§ **Data provided**:

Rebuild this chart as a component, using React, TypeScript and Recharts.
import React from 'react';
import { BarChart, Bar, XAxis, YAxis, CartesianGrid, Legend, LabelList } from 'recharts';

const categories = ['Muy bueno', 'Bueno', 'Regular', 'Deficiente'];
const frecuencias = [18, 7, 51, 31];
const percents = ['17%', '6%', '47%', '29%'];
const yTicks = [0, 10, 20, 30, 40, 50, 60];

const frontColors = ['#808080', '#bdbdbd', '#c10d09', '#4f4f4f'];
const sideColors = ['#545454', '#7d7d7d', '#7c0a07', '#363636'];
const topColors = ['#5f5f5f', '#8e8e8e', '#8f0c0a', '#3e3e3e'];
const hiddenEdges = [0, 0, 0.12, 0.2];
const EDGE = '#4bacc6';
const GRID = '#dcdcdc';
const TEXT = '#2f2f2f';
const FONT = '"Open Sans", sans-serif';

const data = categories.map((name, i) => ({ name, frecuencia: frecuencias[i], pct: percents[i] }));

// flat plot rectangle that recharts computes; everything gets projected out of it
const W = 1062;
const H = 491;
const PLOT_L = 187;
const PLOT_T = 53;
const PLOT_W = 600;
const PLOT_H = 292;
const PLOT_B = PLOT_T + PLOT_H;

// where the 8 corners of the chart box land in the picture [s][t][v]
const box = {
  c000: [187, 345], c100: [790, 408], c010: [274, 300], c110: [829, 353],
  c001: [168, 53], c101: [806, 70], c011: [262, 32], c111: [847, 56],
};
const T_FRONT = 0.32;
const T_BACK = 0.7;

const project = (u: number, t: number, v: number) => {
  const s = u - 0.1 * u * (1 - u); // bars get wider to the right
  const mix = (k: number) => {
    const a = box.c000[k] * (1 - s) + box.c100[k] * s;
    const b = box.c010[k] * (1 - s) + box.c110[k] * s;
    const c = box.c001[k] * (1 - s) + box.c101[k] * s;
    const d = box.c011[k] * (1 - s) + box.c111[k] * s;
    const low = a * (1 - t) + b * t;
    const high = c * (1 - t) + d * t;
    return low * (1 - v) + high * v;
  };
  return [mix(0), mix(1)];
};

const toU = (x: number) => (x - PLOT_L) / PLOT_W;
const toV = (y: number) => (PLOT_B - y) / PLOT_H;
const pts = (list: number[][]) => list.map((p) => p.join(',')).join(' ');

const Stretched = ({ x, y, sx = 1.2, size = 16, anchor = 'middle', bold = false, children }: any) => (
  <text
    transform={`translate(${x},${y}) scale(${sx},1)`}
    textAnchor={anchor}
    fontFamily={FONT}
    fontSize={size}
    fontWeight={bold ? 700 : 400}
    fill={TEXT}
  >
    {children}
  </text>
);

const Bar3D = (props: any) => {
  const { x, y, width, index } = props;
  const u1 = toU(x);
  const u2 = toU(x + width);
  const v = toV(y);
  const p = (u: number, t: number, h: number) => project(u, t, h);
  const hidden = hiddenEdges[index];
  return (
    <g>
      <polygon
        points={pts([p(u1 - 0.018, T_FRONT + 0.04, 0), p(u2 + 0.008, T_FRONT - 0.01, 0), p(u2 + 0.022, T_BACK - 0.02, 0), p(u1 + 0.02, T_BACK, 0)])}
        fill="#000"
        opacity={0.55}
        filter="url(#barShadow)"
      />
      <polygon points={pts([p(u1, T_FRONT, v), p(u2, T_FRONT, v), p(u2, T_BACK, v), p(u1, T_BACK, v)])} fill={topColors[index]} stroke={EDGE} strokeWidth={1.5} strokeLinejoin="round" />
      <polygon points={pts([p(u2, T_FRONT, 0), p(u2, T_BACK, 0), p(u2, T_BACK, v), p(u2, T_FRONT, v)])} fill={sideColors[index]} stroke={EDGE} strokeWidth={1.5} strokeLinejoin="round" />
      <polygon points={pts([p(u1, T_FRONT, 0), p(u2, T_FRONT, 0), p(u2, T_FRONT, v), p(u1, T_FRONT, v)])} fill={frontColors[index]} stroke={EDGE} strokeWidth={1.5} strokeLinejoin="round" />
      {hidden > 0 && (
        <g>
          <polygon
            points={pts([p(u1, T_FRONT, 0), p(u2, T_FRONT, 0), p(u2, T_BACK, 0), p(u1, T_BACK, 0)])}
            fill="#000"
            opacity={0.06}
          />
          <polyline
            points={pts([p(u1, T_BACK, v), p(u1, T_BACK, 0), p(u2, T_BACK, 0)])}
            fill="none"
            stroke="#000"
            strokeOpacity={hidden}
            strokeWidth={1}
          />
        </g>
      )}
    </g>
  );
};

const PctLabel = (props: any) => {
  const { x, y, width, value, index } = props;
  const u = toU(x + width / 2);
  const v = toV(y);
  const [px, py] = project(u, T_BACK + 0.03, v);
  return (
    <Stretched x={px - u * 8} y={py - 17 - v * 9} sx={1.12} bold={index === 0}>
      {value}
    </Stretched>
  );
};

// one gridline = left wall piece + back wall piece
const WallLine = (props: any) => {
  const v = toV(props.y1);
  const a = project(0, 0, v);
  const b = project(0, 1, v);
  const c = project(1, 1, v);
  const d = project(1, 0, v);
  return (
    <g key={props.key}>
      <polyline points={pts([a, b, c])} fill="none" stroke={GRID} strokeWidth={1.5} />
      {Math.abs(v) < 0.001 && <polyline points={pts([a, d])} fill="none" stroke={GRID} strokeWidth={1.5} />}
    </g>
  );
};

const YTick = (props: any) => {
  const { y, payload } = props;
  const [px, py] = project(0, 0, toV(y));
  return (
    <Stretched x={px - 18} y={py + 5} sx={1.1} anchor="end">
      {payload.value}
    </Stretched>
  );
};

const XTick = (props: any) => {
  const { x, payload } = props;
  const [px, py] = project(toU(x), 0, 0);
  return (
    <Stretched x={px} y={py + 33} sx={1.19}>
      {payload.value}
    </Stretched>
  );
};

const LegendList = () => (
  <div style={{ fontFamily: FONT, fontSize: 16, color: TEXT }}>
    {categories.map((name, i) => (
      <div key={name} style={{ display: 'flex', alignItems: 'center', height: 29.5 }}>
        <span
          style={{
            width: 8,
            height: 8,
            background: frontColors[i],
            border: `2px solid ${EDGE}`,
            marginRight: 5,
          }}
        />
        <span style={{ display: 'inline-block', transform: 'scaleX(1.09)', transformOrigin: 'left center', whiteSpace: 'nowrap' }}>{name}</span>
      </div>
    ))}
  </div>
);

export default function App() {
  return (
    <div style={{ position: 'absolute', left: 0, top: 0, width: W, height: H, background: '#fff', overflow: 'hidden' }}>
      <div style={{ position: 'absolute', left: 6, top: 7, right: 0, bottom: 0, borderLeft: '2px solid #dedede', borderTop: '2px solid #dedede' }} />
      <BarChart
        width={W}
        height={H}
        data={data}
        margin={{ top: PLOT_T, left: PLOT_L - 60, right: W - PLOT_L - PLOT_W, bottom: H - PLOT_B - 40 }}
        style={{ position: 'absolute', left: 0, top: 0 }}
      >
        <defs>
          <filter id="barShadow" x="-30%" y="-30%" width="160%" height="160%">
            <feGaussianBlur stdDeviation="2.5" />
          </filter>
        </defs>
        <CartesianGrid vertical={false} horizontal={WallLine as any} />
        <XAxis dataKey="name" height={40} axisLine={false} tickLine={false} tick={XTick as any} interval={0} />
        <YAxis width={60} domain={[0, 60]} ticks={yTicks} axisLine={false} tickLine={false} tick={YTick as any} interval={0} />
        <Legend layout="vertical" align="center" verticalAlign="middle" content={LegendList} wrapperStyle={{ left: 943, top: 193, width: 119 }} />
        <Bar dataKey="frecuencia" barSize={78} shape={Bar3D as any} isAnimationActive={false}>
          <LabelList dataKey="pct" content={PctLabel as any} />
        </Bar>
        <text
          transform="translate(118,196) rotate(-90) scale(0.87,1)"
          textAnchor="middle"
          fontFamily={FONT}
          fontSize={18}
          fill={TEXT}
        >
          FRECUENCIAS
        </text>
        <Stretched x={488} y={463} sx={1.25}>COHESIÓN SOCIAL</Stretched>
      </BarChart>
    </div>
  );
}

...

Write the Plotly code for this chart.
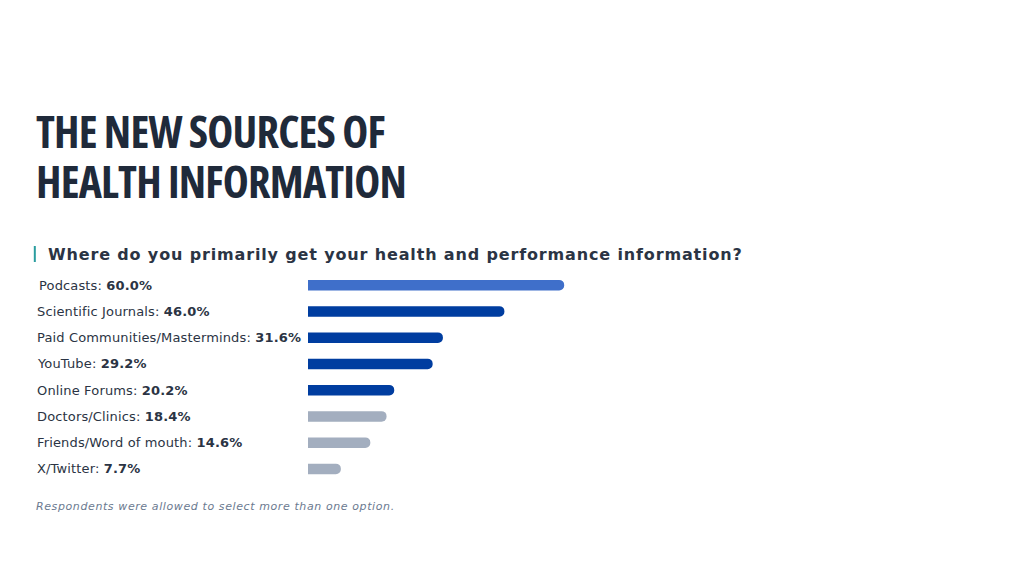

§ **What you should do**:
Show every line above in which the word "this" occurs.

§ **Reply**:
Rebuild this chart as a component, using React, TypeScript and Recharts.
Write the Plotly code for this chart.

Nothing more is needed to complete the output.